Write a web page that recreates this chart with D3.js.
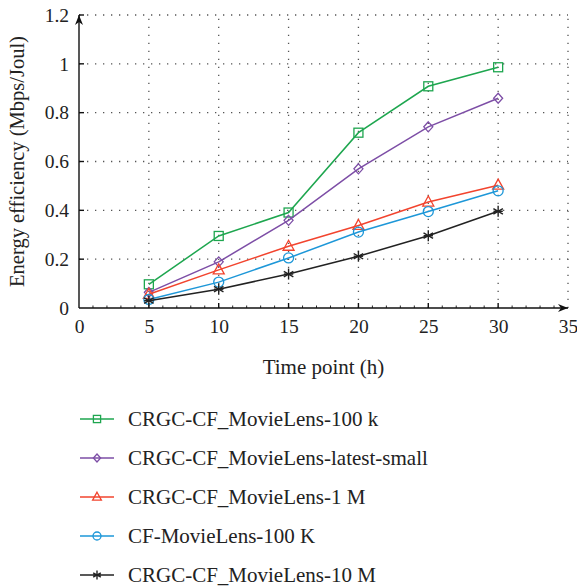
<!DOCTYPE html>
<html><head><meta charset="utf-8">
<script src="https://cdn.jsdelivr.net/npm/d3@7"></script>
<style>body{margin:0;background:#fff}svg{display:block}</style>
</head><body>
<script>
const xValues = [5, 10, 15, 20, 25, 30];
const seriesNames = ["CRGC-CF_MovieLens-100 k","CRGC-CF_MovieLens-latest-small","CRGC-CF_MovieLens-1 M","CF-MovieLens-100 K","CRGC-CF_MovieLens-10 M"];
const green  = [0.097, 0.295, 0.391, 0.718, 0.908, 0.986];
const purple = [0.064, 0.189, 0.359, 0.570, 0.742, 0.859];
const red    = [0.056, 0.156, 0.253, 0.338, 0.434, 0.503];
const blue   = [0.035, 0.106, 0.205, 0.311, 0.395, 0.480];
const black  = [0.030, 0.077, 0.139, 0.212, 0.296, 0.396];
const xTicks = [0, 5, 10, 15, 20, 25, 30, 35];
const yTicks = [0, 0.2, 0.4, 0.6, 0.8, 1, 1.2];
const yTickLabels = ["0","0.2","0.4","0.6","0.8","1","1.2"];
const colors = ["#1ea64f","#7d4ea6","#f2442e","#1d97d8","#222222"];
const markers = ["square","diamond","triangle","circle","star"];
const allSeries = [green, purple, red, blue, black];

const W = 577, H = 588;
const svg = d3.select("body").append("svg").attr("width", W).attr("height", H);
const font = "'Liberation Serif', 'DejaVu Serif', serif";
const x = d3.scaleLinear().domain([0, 35]).range([79, 568]);
const y = d3.scaleLinear().domain([0, 1.2]).range([308, 15]);

// grid
const grid = svg.append("g").attr("stroke", "#555").attr("stroke-width", 1.3).attr("stroke-dasharray", "1.3,6.7");
xTicks.filter(t => t > 0).forEach(t => grid.append("line").attr("x1", x(t)).attr("x2", x(t)).attr("y1", y(0)).attr("y2", y(1.2)));
yTicks.filter(t => t > 0).forEach(t => grid.append("line").attr("x1", x(0)).attr("x2", x(35)).attr("y1", y(t)).attr("y2", y(t)));

// axes
const xAxis = d3.axisBottom(x).tickValues(xTicks).tickSize(0).tickPadding(11).tickFormat(d3.format("d"));
const gx = svg.append("g").attr("transform", `translate(0,${y(0)})`).call(xAxis);
gx.select(".domain").remove();
gx.selectAll("text").attr("font-family", font).attr("font-size", 19.5).attr("fill", "#222");
const yAxis = d3.axisLeft(y).tickValues(yTicks).tickSize(0).tickPadding(10).tickFormat((d, i) => yTickLabels[i]);
const gy = svg.append("g").attr("transform", `translate(${x(0)},0)`).call(yAxis);
gy.select(".domain").remove();
gy.selectAll("text").attr("font-family", font).attr("font-size", 19.5).attr("fill", "#222");

const ax = svg.append("g").attr("stroke", "#111").attr("stroke-width", 1.4);
ax.append("line").attr("x1", x(0)).attr("x2", x(35)).attr("y1", y(0)).attr("y2", y(0));
ax.append("line").attr("x1", x(0)).attr("x2", x(0)).attr("y1", y(0)).attr("y2", y(1.2));
// major ticks
xTicks.filter(t => t > 0 && t < 35).forEach(t => ax.append("line").attr("x1", x(t)).attr("x2", x(t)).attr("y1", y(0)).attr("y2", y(0) - 5));
yTicks.filter(t => t > 0).forEach(t => ax.append("line").attr("x1", x(0)).attr("x2", x(0) + 5).attr("y1", y(t)).attr("y2", y(t)));
// minor ticks
d3.range(1, 35).filter(t => t % 5 !== 0).forEach(t => ax.append("line").attr("stroke-width", 0.9).attr("x1", x(t)).attr("x2", x(t)).attr("y1", y(0)).attr("y2", y(0) - 2.5));
// arrows
svg.append("path").attr("fill", "#111").attr("d", `M${x(35)},${y(0)} l-10,-4 l3,4 l-3,4 z`);
svg.append("path").attr("fill", "#111").attr("d", `M${x(0)},${y(1.2)} l-4,10 l4,-3 l4,3 z`);

// titles
svg.append("text").attr("x", (x(0) + x(35)) / 2).attr("y", 374).attr("text-anchor", "middle")
  .attr("font-family", font).attr("font-size", 21).attr("fill", "#222").text("Time point (h)");
svg.append("text").attr("transform", `translate(24,${y(0.6)}) rotate(-90)`).attr("text-anchor", "middle")
  .attr("font-family", font).attr("font-size", 20.5).attr("fill", "#222").text("Energy efficiency (Mbps/Joul)");

function drawMarker(g, type, cx, cy, color, s) {
  if (type === "square") g.append("rect").attr("x", cx - 4.5 * s).attr("y", cy - 4.5 * s).attr("width", 9 * s).attr("height", 9 * s).attr("fill", "none").attr("stroke", color).attr("stroke-width", 1.3);
  else if (type === "diamond") g.append("path").attr("d", `M${cx},${cy - 5 * s} L${cx + 4.5 * s},${cy} L${cx},${cy + 5 * s} L${cx - 4.5 * s},${cy} Z`).attr("fill", "none").attr("stroke", color).attr("stroke-width", 1.3);
  else if (type === "triangle") g.append("path").attr("d", `M${cx},${cy - 6 * s} L${cx + 5.5 * s},${cy + 4 * s} L${cx - 5.5 * s},${cy + 4 * s} Z`).attr("fill", "none").attr("stroke", color).attr("stroke-width", 1.3);
  else if (type === "circle") g.append("circle").attr("cx", cx).attr("cy", cy).attr("r", 5 * s).attr("fill", "none").attr("stroke", color).attr("stroke-width", 1.3);
  else if (type === "star") {
    const r = 5.5 * s;
    [0, 60, 120].forEach(a => {
      const rad = a * Math.PI / 180;
      g.append("line").attr("x1", cx - r * Math.sin(rad)).attr("y1", cy - r * Math.cos(rad)).attr("x2", cx + r * Math.sin(rad)).attr("y2", cy + r * Math.cos(rad)).attr("stroke", color).attr("stroke-width", 1.4);
    });
    g.append("line").attr("x1", cx - r * 0.85).attr("x2", cx + r * 0.85).attr("y1", cy).attr("y2", cy).attr("stroke", color).attr("stroke-width", 1.4);
  }
}

const line = d3.line().x((d, i) => x(xValues[i])).y(d => y(d));
allSeries.forEach((vals, k) => {
  const g = svg.append("g");
  g.append("path").datum(vals).attr("d", line).attr("fill", "none").attr("stroke", colors[k]).attr("stroke-width", 1.5);
  vals.forEach((v, i) => drawMarker(g, markers[k], x(xValues[i]), y(v), colors[k], 1));
});

// legend
const legY = [419, 458, 497, 536, 575];
seriesNames.forEach((name, k) => {
  const g = svg.append("g");
  g.append("line").attr("x1", 80).attr("x2", 114).attr("y1", legY[k]).attr("y2", legY[k]).attr("stroke", colors[k]).attr("stroke-width", 1.5);
  drawMarker(g, markers[k], 97, legY[k], colors[k], 0.8);
  g.append("text").attr("x", 128).attr("y", legY[k]).attr("dy", "0.35em").attr("font-family", font).attr("font-size", 21).attr("fill", "#222").text(name);
});
</script>
</body></html>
• • • • •
▸ TO DO: Retype the data above exactly; pictures are not part of the copy.

▸ SOLUTION:
Write a web page that recreates this chart with D3.js.
<!DOCTYPE html>
<html><head><meta charset="utf-8">
<script src="https://cdn.jsdelivr.net/npm/d3@7"></script>
<style>body{margin:0;background:#fff}svg{display:block}</style>
</head><body>
<script>
const xValues = [5, 10, 15, 20, 25, 30];
const seriesNames = ["CRGC-CF_MovieLens-100 k","CRGC-CF_MovieLens-latest-small","CRGC-CF_MovieLens-1 M","CF-MovieLens-100 K","CRGC-CF_MovieLens-10 M"];
const green  = [0.097, 0.295, 0.391, 0.718, 0.908, 0.986];
const purple = [0.064, 0.189, 0.359, 0.570, 0.742, 0.859];
const red    = [0.056, 0.156, 0.253, 0.338, 0.434, 0.503];
const blue   = [0.035, 0.106, 0.205, 0.311, 0.395, 0.480];
const black  = [0.030, 0.077, 0.139, 0.212, 0.296, 0.396];
const xTicks = [0, 5, 10, 15, 20, 25, 30, 35];
const yTicks = [0, 0.2, 0.4, 0.6, 0.8, 1, 1.2];
const yTickLabels = ["0","0.2","0.4","0.6","0.8","1","1.2"];
const colors = ["#1ea64f","#7d4ea6","#f2442e","#1d97d8","#222222"];
const markers = ["square","diamond","triangle","circle","star"];
const allSeries = [green, purple, red, blue, black];

const W = 577, H = 588;
const svg = d3.select("body").append("svg").attr("width", W).attr("height", H);
const font = "'Liberation Serif', 'DejaVu Serif', serif";
const x = d3.scaleLinear().domain([0, 35]).range([79, 568]);
const y = d3.scaleLinear().domain([0, 1.2]).range([308, 15]);

// grid
const grid = svg.append("g").attr("stroke", "#555").attr("stroke-width", 1.3).attr("stroke-dasharray", "1.3,6.7");
xTicks.filter(t => t > 0).forEach(t => grid.append("line").attr("x1", x(t)).attr("x2", x(t)).attr("y1", y(0)).attr("y2", y(1.2)));
yTicks.filter(t => t > 0).forEach(t => grid.append("line").attr("x1", x(0)).attr("x2", x(35)).attr("y1", y(t)).attr("y2", y(t)));

// axes
const xAxis = d3.axisBottom(x).tickValues(xTicks).tickSize(0).tickPadding(11).tickFormat(d3.format("d"));
const gx = svg.append("g").attr("transform", `translate(0,${y(0)})`).call(xAxis);
gx.select(".domain").remove();
gx.selectAll("text").attr("font-family", font).attr("font-size", 19.5).attr("fill", "#222");
const yAxis = d3.axisLeft(y).tickValues(yTicks).tickSize(0).tickPadding(10).tickFormat((d, i) => yTickLabels[i]);
const gy = svg.append("g").attr("transform", `translate(${x(0)},0)`).call(yAxis);
gy.select(".domain").remove();
gy.selectAll("text").attr("font-family", font).attr("font-size", 19.5).attr("fill", "#222");

const ax = svg.append("g").attr("stroke", "#111").attr("stroke-width", 1.4);
ax.append("line").attr("x1", x(0)).attr("x2", x(35)).attr("y1", y(0)).attr("y2", y(0));
ax.append("line").attr("x1", x(0)).attr("x2", x(0)).attr("y1", y(0)).attr("y2", y(1.2));
// major ticks
xTicks.filter(t => t > 0 && t < 35).forEach(t => ax.append("line").attr("x1", x(t)).attr("x2", x(t)).attr("y1", y(0)).attr("y2", y(0) - 5));
yTicks.filter(t => t > 0).forEach(t => ax.append("line").attr("x1", x(0)).attr("x2", x(0) + 5).attr("y1", y(t)).attr("y2", y(t)));
// minor ticks
d3.range(1, 35).filter(t => t % 5 !== 0).forEach(t => ax.append("line").attr("stroke-width", 0.9).attr("x1", x(t)).attr("x2", x(t)).attr("y1", y(0)).attr("y2", y(0) - 2.5));
// arrows
svg.append("path").attr("fill", "#111").attr("d", `M${x(35)},${y(0)} l-10,-4 l3,4 l-3,4 z`);
svg.append("path").attr("fill", "#111").attr("d", `M${x(0)},${y(1.2)} l-4,10 l4,-3 l4,3 z`);

// titles
svg.append("text").attr("x", (x(0) + x(35)) / 2).attr("y", 374).attr("text-anchor", "middle")
  .attr("font-family", font).attr("font-size", 21).attr("fill", "#222").text("Time point (h)");
svg.append("text").attr("transform", `translate(24,${y(0.6)}) rotate(-90)`).attr("text-anchor", "middle")
  .attr("font-family", font).attr("font-size", 20.5).attr("fill", "#222").text("Energy efficiency (Mbps/Joul)");

function drawMarker(g, type, cx, cy, color, s) {
  if (type === "square") g.append("rect").attr("x", cx - 4.5 * s).attr("y", cy - 4.5 * s).attr("width", 9 * s).attr("height", 9 * s).attr("fill", "none").attr("stroke", color).attr("stroke-width", 1.3);
  else if (type === "diamond") g.append("path").attr("d", `M${cx},${cy - 5 * s} L${cx + 4.5 * s},${cy} L${cx},${cy + 5 * s} L${cx - 4.5 * s},${cy} Z`).attr("fill", "none").attr("stroke", color).attr("stroke-width", 1.3);
  else if (type === "triangle") g.append("path").attr("d", `M${cx},${cy - 6 * s} L${cx + 5.5 * s},${cy + 4 * s} L${cx - 5.5 * s},${cy + 4 * s} Z`).attr("fill", "none").attr("stroke", color).attr("stroke-width", 1.3);
  else if (type === "circle") g.append("circle").attr("cx", cx).attr("cy", cy).attr("r", 5 * s).attr("fill", "none").attr("stroke", color).attr("stroke-width", 1.3);
  else if (type === "star") {
    const r = 5.5 * s;
    [0, 60, 120].forEach(a => {
      const rad = a * Math.PI / 180;
      g.append("line").attr("x1", cx - r * Math.sin(rad)).attr("y1", cy - r * Math.cos(rad)).attr("x2", cx + r * Math.sin(rad)).attr("y2", cy + r * Math.cos(rad)).attr("stroke", color).attr("stroke-width", 1.4);
    });
    g.append("line").attr("x1", cx - r * 0.85).attr("x2", cx + r * 0.85).attr("y1", cy).attr("y2", cy).attr("stroke", color).attr("stroke-width", 1.4);
  }
}

const line = d3.line().x((d, i) => x(xValues[i])).y(d => y(d));
allSeries.forEach((vals, k) => {
  const g = svg.append("g");
  g.append("path").datum(vals).attr("d", line).attr("fill", "none").attr("stroke", colors[k]).attr("stroke-width", 1.5);
  vals.forEach((v, i) => drawMarker(g, markers[k], x(xValues[i]), y(v), colors[k], 1));
});

// legend
const legY = [419, 458, 497, 536, 575];
seriesNames.forEach((name, k) => {
  const g = svg.append("g");
  g.append("line").attr("x1", 80).attr("x2", 114).attr("y1", legY[k]).attr("y2", legY[k]).attr("stroke", colors[k]).attr("stroke-width", 1.5);
  drawMarker(g, markers[k], 97, legY[k], colors[k], 0.8);
  g.append("text").attr("x", 128).attr("y", legY[k]).attr("dy", "0.35em").attr("font-family", font).attr("font-size", 21).attr("fill", "#222").text(name);
});
</script>
</body></html>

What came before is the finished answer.